• PROBLEM TO WORK ON
Retype the entries, please, from their first line to the line containing "return fig.add_axes([left /", exactly and only those lines, minus the pictures.

Stored dataset items:
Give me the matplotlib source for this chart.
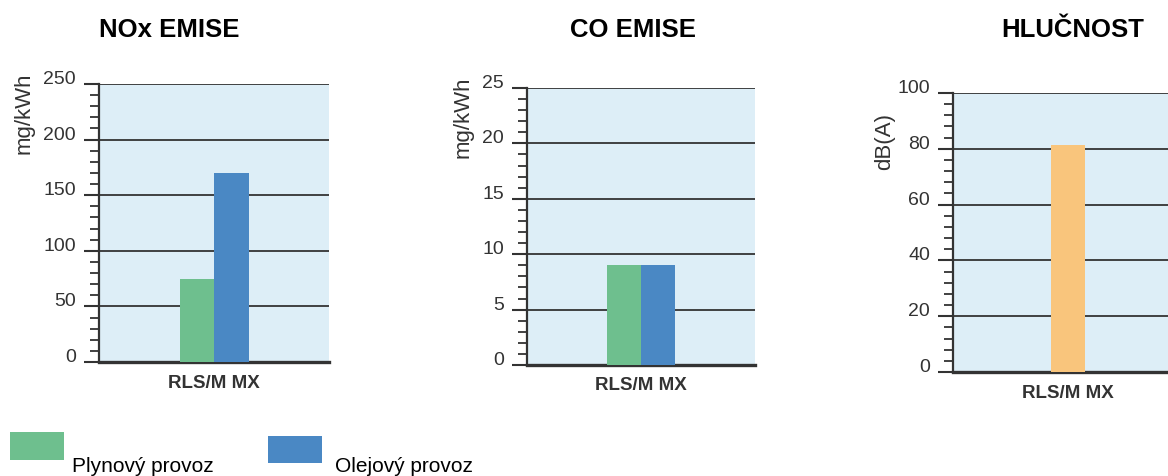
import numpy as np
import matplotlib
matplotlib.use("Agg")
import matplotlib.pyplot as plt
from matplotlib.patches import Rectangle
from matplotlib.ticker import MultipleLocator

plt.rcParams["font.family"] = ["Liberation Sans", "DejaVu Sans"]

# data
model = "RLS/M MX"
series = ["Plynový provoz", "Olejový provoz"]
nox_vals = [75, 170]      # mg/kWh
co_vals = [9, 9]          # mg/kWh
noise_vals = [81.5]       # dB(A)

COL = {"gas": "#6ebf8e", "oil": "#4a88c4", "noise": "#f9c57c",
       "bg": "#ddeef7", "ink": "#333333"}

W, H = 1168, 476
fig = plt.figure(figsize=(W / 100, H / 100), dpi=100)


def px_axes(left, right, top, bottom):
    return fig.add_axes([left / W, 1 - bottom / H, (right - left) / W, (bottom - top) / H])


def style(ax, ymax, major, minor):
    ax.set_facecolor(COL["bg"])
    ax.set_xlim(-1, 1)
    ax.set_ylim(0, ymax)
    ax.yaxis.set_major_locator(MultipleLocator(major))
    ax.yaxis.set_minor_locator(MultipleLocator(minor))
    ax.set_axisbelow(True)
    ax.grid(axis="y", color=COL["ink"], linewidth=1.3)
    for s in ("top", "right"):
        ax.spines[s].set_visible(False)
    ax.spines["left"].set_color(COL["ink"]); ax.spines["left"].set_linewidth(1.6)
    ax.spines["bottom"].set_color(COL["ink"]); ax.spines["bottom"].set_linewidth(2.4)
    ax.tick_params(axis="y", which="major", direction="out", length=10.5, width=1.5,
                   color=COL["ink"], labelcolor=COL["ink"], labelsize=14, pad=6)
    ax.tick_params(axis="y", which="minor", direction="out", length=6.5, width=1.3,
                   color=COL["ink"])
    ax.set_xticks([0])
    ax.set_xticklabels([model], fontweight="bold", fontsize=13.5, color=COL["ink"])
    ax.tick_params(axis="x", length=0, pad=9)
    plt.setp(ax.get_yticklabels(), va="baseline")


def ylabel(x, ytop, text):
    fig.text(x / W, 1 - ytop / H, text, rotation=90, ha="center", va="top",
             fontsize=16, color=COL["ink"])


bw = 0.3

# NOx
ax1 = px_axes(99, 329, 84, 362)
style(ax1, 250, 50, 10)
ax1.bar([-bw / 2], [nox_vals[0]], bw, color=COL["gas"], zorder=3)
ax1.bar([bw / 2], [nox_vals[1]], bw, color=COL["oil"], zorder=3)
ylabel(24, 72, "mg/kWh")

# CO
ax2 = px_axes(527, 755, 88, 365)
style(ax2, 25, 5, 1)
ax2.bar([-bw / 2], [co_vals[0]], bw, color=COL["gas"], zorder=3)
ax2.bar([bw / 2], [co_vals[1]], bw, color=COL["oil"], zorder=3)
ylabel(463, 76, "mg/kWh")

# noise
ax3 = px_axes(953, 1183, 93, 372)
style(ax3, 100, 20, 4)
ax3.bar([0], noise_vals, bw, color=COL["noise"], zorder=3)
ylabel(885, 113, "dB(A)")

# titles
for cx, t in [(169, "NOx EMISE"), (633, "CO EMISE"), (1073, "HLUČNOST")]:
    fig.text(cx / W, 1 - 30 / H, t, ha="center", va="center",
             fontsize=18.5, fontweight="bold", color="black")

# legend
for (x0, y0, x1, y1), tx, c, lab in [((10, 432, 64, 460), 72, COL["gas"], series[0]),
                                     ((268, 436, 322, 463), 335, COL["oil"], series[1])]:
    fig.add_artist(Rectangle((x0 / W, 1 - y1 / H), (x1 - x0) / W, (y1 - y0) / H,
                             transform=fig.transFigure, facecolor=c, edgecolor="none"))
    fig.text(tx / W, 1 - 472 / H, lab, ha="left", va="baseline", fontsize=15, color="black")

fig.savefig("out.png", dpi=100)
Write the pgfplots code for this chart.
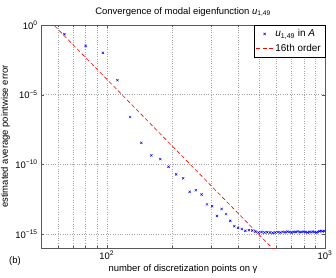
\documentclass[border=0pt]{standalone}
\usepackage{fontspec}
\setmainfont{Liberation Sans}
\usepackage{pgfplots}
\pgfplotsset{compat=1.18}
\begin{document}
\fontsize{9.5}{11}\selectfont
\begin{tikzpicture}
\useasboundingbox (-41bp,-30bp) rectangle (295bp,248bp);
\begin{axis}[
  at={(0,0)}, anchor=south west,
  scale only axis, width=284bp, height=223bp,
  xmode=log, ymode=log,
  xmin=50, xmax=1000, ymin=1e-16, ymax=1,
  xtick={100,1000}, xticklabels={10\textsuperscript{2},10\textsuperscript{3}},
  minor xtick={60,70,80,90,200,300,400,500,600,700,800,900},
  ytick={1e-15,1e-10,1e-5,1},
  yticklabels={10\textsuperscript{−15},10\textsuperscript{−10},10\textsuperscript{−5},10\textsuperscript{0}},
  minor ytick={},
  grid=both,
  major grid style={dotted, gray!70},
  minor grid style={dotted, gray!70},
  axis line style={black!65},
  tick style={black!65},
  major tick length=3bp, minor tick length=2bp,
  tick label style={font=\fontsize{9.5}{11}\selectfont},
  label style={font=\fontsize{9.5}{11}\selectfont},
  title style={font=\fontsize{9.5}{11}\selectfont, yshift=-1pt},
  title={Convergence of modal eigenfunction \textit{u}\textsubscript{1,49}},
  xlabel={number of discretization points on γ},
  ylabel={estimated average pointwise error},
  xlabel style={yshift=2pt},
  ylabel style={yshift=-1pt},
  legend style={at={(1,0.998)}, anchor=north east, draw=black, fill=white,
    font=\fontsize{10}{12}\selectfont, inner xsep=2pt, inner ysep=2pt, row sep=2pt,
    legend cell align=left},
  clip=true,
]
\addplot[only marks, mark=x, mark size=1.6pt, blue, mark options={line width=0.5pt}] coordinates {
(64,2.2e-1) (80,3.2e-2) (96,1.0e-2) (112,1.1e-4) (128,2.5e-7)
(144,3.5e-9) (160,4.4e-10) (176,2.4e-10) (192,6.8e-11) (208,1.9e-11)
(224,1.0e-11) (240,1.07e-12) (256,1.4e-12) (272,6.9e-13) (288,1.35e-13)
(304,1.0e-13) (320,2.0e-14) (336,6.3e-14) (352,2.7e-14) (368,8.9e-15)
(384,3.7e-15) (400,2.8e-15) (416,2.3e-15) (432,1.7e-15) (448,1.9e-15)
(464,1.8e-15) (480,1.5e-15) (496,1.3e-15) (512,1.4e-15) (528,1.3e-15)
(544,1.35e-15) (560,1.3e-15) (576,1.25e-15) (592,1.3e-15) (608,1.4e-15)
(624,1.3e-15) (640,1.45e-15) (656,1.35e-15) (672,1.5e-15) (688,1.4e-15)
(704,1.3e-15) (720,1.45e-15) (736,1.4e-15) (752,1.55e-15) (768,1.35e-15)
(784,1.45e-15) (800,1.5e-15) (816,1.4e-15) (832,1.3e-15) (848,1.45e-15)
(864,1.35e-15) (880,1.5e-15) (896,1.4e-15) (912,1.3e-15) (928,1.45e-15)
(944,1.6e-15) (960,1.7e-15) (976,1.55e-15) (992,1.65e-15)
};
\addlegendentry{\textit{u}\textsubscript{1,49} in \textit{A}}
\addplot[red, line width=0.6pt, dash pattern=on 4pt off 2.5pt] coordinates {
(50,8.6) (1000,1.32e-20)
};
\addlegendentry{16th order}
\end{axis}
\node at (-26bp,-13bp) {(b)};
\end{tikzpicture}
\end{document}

• COMPLETE ANSWER
Give me the matplotlib source for this chart.
import numpy as np
import matplotlib
matplotlib.use("Agg")
import matplotlib.pyplot as plt
from matplotlib.patches import Rectangle
from matplotlib.ticker import MultipleLocator

plt.rcParams["font.family"] = ["Liberation Sans", "DejaVu Sans"]

# data
model = "RLS/M MX"
series = ["Plynový provoz", "Olejový provoz"]
nox_vals = [75, 170]      # mg/kWh
co_vals = [9, 9]          # mg/kWh
noise_vals = [81.5]       # dB(A)

COL = {"gas": "#6ebf8e", "oil": "#4a88c4", "noise": "#f9c57c",
       "bg": "#ddeef7", "ink": "#333333"}

W, H = 1168, 476
fig = plt.figure(figsize=(W / 100, H / 100), dpi=100)


def px_axes(left, right, top, bottom):
    return fig.add_axes([left / W, 1 - bottom / H, (right - left) / W, (bottom - top) / H])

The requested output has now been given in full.